Tan Mu's father chose to retire from professional soccer when his daughter was born. The painting contains both of those facts, not as narrative content but as structural condition. The figure on the field is both present and departing, both an athlete in his prime and a man about to leave the sport behind. The field beneath him is both the site of his professional life and the ground where that life ends. The photograph that captured this moment was not taken to document an ending. It was taken to document a career in progress. But the painting, arriving decades later, knows what the photograph could not: that the career was nearing its conclusion, and that the conclusion was linked to a birth. The image, frozen in its original context, could not contain that knowledge. The painting, reconstructed from the vantage point of the person who resulted from that decision, can and does.

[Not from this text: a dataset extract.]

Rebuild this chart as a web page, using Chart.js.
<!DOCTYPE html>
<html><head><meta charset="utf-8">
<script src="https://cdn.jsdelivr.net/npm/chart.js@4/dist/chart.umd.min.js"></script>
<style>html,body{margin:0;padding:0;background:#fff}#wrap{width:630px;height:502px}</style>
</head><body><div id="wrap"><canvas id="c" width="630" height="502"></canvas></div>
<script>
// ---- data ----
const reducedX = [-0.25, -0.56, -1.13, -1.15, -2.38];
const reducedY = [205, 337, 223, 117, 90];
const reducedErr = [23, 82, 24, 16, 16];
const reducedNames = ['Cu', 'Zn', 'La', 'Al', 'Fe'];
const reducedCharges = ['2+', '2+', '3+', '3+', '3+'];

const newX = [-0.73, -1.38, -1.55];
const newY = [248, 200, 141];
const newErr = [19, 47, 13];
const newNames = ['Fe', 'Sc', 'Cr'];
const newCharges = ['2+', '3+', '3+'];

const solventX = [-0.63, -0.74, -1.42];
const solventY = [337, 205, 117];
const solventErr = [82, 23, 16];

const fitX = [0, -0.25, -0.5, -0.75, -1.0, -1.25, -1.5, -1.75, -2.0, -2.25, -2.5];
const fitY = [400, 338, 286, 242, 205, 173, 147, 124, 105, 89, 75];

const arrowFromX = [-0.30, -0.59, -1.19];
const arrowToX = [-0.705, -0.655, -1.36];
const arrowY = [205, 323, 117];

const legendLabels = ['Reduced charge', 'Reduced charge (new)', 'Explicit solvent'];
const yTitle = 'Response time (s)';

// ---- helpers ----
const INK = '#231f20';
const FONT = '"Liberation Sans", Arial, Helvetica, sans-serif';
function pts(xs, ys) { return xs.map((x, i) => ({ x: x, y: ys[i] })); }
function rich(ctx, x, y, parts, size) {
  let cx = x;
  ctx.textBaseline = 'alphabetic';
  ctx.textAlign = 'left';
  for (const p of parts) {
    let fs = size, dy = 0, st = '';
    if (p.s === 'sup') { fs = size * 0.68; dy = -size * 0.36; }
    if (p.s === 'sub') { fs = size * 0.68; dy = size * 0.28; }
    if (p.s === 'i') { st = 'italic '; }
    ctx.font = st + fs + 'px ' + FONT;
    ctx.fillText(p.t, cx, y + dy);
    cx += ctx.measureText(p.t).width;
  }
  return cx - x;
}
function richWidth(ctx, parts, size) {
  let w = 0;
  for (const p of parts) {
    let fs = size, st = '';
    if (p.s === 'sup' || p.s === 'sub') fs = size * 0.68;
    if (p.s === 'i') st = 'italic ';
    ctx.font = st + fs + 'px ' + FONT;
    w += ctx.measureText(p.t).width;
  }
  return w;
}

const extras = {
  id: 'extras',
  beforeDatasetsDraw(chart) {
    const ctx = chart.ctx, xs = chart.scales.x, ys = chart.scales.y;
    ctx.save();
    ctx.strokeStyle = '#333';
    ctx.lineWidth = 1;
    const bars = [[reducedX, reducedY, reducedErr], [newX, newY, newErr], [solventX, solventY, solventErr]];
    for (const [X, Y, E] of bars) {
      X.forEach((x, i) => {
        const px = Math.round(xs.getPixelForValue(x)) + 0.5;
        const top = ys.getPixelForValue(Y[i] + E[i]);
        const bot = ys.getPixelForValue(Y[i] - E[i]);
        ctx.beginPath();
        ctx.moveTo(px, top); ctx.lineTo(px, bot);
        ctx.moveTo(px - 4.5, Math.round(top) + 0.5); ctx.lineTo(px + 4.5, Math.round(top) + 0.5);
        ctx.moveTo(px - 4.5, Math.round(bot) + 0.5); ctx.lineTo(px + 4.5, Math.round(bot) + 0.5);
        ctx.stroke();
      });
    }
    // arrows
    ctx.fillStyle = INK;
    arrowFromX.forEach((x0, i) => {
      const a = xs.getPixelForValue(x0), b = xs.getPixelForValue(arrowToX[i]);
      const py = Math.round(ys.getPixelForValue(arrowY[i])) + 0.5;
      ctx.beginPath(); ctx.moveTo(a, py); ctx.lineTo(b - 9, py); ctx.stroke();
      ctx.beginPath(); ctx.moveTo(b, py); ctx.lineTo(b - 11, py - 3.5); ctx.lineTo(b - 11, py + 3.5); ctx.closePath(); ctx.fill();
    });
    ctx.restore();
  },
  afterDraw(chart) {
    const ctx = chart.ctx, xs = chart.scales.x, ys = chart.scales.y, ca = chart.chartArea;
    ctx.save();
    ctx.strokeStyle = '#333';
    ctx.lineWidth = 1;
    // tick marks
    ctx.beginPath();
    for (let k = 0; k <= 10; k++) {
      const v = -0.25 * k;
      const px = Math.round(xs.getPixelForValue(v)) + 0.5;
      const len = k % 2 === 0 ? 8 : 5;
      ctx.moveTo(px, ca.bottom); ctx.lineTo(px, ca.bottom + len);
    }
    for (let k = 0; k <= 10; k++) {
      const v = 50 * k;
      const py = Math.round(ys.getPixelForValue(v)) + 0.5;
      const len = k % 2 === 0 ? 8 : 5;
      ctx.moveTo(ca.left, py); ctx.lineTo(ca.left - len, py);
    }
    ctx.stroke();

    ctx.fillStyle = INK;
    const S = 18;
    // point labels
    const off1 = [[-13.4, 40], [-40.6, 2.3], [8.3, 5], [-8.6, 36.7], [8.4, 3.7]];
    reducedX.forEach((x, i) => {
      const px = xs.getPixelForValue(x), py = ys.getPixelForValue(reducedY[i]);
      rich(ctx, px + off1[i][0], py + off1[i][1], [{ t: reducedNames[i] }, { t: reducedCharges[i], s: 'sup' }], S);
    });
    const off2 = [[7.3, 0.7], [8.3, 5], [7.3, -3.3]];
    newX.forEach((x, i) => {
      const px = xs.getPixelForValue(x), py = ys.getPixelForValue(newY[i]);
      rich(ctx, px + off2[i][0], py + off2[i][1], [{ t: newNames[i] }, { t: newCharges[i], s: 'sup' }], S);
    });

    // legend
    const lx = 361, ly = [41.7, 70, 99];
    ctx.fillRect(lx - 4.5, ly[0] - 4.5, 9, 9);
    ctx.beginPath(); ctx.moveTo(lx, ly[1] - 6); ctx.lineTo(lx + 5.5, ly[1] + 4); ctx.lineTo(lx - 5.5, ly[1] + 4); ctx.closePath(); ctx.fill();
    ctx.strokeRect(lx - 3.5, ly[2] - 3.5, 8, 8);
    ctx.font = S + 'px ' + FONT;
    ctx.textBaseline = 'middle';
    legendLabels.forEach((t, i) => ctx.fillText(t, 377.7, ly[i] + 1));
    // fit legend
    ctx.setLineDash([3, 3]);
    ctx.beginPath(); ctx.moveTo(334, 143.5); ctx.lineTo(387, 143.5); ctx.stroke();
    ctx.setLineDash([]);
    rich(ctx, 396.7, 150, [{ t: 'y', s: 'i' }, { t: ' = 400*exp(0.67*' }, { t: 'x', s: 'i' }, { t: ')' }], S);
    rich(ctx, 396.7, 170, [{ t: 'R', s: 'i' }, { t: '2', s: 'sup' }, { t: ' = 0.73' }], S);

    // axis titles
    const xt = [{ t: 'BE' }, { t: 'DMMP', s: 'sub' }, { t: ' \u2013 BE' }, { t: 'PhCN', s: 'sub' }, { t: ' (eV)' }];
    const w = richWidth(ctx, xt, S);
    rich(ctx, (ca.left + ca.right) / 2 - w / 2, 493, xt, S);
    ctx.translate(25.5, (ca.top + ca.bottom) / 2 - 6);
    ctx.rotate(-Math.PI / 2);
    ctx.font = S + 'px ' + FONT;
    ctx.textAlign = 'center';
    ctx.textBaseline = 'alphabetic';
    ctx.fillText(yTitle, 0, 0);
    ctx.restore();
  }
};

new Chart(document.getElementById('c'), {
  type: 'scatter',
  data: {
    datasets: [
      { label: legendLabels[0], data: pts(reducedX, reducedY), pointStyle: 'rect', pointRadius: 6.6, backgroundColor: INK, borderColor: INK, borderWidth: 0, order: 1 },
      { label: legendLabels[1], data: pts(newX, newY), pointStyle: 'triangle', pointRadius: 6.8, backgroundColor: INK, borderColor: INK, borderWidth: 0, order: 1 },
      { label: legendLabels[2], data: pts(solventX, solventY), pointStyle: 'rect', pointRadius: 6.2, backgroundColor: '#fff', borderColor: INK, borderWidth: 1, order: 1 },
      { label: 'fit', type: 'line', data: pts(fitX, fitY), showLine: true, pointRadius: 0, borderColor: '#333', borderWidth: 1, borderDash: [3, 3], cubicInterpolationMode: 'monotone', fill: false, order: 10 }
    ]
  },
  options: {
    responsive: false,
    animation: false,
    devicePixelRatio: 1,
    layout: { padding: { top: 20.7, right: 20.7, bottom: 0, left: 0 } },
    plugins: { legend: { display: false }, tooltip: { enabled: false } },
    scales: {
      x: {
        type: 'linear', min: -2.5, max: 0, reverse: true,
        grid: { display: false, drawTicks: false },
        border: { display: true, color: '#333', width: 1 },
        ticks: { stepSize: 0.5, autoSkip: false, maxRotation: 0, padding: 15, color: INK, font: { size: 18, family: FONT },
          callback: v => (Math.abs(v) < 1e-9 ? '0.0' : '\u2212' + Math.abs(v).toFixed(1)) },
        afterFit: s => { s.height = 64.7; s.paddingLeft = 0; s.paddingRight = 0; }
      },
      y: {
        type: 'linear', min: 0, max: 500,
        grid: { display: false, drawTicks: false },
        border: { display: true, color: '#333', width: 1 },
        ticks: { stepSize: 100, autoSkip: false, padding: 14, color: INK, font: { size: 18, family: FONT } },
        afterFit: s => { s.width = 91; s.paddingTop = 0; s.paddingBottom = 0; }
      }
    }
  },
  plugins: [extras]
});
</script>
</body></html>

The word "turf" names the playing field, and it names the territory over which something is claimed. A turf war is a conflict over ground. Turf is also, in its older sense, the surface layer of earth that can be cut and laid elsewhere, transplanted, relocated. All three meanings are active in the painting. The figure claims the field. The field claims the figure. And the image itself has been transplanted from one context, the sports page, to another, the family record, to a third, the canvas, and in each transplantation it acquires a different function without losing its original charge. Turf is also the ground that receives the athlete's body, the surface on which the game is played, and the painting makes that surface into a material fact: a dark ground that supports the figure like the linen that supports the paint.

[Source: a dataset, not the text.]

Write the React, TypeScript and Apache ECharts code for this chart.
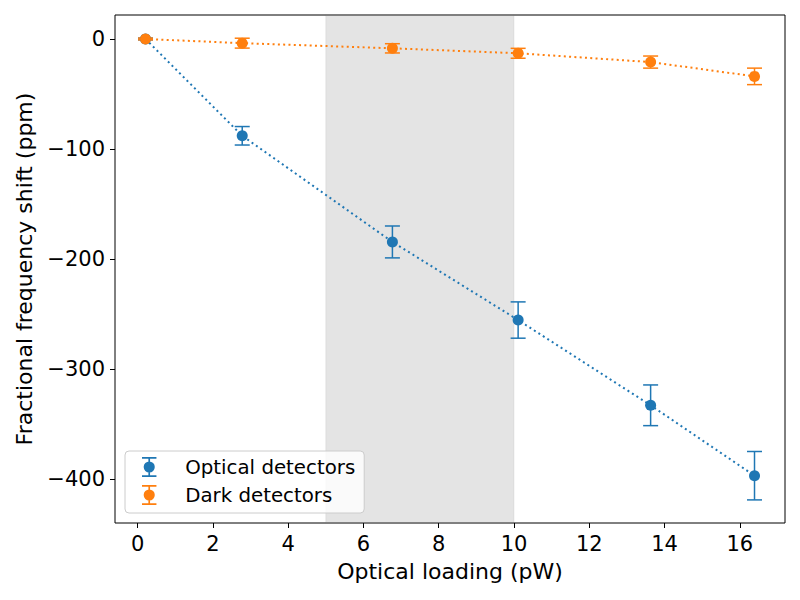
import React, { useEffect, useRef } from "react";
import * as echarts from "echarts";

const loading = [0.21, 2.78, 6.77, 10.11, 13.63, 16.39];
const opticalShift = [0, -88, -184.5, -255.5, -333, -397];
const opticalErr = [0.8, 8.4, 14.5, 16.5, 18.5, 22];
const darkShift = [0, -3.8, -8.5, -13, -21, -34];
const darkErr = [0.8, 4.5, 4.2, 4.5, 5.5, 7.5];
const xTicks = [0, 2, 4, 6, 8, 10, 12, 14, 16];
const yTicks = [0, -100, -200, -300, -400];
const spanStart = 5;
const spanEnd = 10;

const BLUE = "#1f77b4";
const ORANGE = "#ff7f0e";
const FONT = "DejaVu Sans";

const ICON =
  "path://M3.5 1H16.5V2.5H3.5Z M3.5 17.5H16.5V19H3.5Z M9.25 1H10.75V19H9.25Z M15 10A5 5 0 1 1 5 10A5 5 0 1 1 15 10Z";

function errorSeries(name: string, ys: number[], errs: number[], color: string) {
  return {
    type: "custom",
    name,
    z: 3,
    silent: true,
    itemStyle: { color },
    data: loading.map((x, i) => [x, ys[i], errs[i]]),
    encode: { x: 0, y: 1 },
    renderItem: (_params: any, api: any) => {
      const x = api.value(0);
      const y = api.value(1);
      const e = api.value(2);
      const top = api.coord([x, y + e]);
      const bot = api.coord([x, y - e]);
      const half = 7.5;
      const style = { stroke: color, lineWidth: 1.5 };
      return {
        type: "group",
        children: [
          { type: "line", shape: { x1: top[0], y1: top[1], x2: bot[0], y2: bot[1] }, style },
          { type: "line", shape: { x1: top[0] - half, y1: top[1], x2: top[0] + half, y2: top[1] }, style },
          { type: "line", shape: { x1: bot[0] - half, y1: bot[1], x2: bot[0] + half, y2: bot[1] }, style },
        ],
      };
    },
  };
}

function lineSeries(name: string, ys: number[], color: string) {
  return {
    type: "line",
    name,
    z: 4,
    data: loading.map((x, i) => [x, ys[i]]),
    symbol: "circle",
    symbolSize: 11,
    showSymbol: true,
    itemStyle: { color },
    lineStyle: { color, width: 2, type: [2, 3.3] },
    emphasis: { disabled: true },
  };
}

const minusFmt = (v: number) => (v < 0 ? "\u2212" + Math.abs(v) : String(v));

export default function App() {
  const ref = useRef<HTMLDivElement>(null);
  useEffect(() => {
    if (!ref.current) return;
    const chart = echarts.init(ref.current, null, { renderer: "svg" });
    chart.setOption({
      animation: false,
      backgroundColor: "#ffffff",
      textStyle: { fontFamily: FONT, color: "#000" },
      grid: {
        left: 115,
        right: 15,
        top: 15,
        bottom: 77,
        show: true,
        borderColor: "#000",
        borderWidth: 1,
        backgroundColor: "transparent",
      },
      xAxis: {
        type: "value",
        min: -0.6,
        max: 17.2,
        name: "Optical loading (pW)",
        nameLocation: "middle",
        nameGap: 37,
        nameTextStyle: { fontSize: 22, fontFamily: FONT, color: "#000" },
        axisLine: { show: false, onZero: false },
        splitLine: { show: false },
        axisTick: { show: true, customValues: xTicks, length: 5, lineStyle: { color: "#000", width: 1 } },
        axisLabel: {
          customValues: xTicks,
          fontSize: 21,
          fontFamily: FONT,
          color: "#000",
          margin: 10,
        },
      },
      yAxis: {
        type: "value",
        min: -440,
        max: 21.8,
        name: "Fractional frequency shift (ppm)",
        nameLocation: "middle",
        nameGap: 80,
        nameTextStyle: { fontSize: 22, fontFamily: FONT, color: "#000" },
        axisLine: { show: false, onZero: false },
        splitLine: { show: false },
        axisTick: { show: true, customValues: yTicks, length: 5, lineStyle: { color: "#000", width: 1 } },
        axisLabel: {
          customValues: yTicks,
          fontSize: 21,
          fontFamily: FONT,
          color: "#000",
          margin: 10,
          formatter: minusFmt,
        },
      },
      legend: {
        orient: "vertical",
        left: 125,
        top: 451,
        padding: [6, 9, 8, 17],
        itemWidth: 20,
        itemHeight: 20,
        itemGap: 8,
        backgroundColor: "rgba(255,255,255,0.8)",
        borderColor: "#cccccc",
        borderWidth: 1,
        borderRadius: 4,
        selectedMode: false,
        textStyle: { fontSize: 19.8, fontFamily: FONT, color: "#000", padding: [0, 0, 0, 21] },
        data: [
          { name: "Optical detectors", icon: ICON, itemStyle: { color: BLUE } },
          { name: "Dark detectors", icon: ICON, itemStyle: { color: ORANGE } },
        ],
      },
      series: [
        {
          type: "line",
          name: "span",
          data: [],
          z: 1,
          silent: true,
          markArea: {
            silent: true,
            itemStyle: { color: "rgba(128,128,128,0.21)", borderColor: "rgba(128,128,128,0.12)", borderWidth: 1 },
            data: [[{ xAxis: spanStart }, { xAxis: spanEnd }]],
          },
        },
        errorSeries("Optical detectors", opticalShift, opticalErr, BLUE),
        lineSeries("Optical detectors", opticalShift, BLUE),
        errorSeries("Dark detectors", darkShift, darkErr, ORANGE),
        lineSeries("Dark detectors", darkShift, ORANGE),
      ],
    });
    return () => chart.dispose();
  }, []);
  return (
    <div
      ref={ref}
      style={{ position: "fixed", left: 0, top: 0, width: 800, height: 600 }}
    />
  );
}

Li Yizhuo's observation about Tan Mu's practice, that it operates by "examining and discerning objects of various scales and conditions," finds in Turf its most intimate application. The scale here is not global. It is personal, familial, the scale of a single body on a single field at a single moment. But the condition being examined is the same one that animates the submarine cable paintings, the quantum computer portraits, the satellite imagery: how information travels, how it is preserved, how it arrives at its destination altered by the passage. The photograph of Tan Mu's father traveled from the sports page to the family archive to the studio, and at each stage it accumulated new meanings without shedding the old ones. Turf is the painting that asks what it means to be the destination of such a transmission, to receive an image of your own origin that you did not witness, to reconstruct a memory from a document, and to make the reconstruction so thorough that the distinction between the inherited and the lived no longer matters. The man on the field does not know that his daughter will one day paint him. The woman who paints him does not know what he was thinking when the photograph was taken. Between them sits the image, carrying information in both directions at once, and the painting is what happens when that bidirectional current is made visible.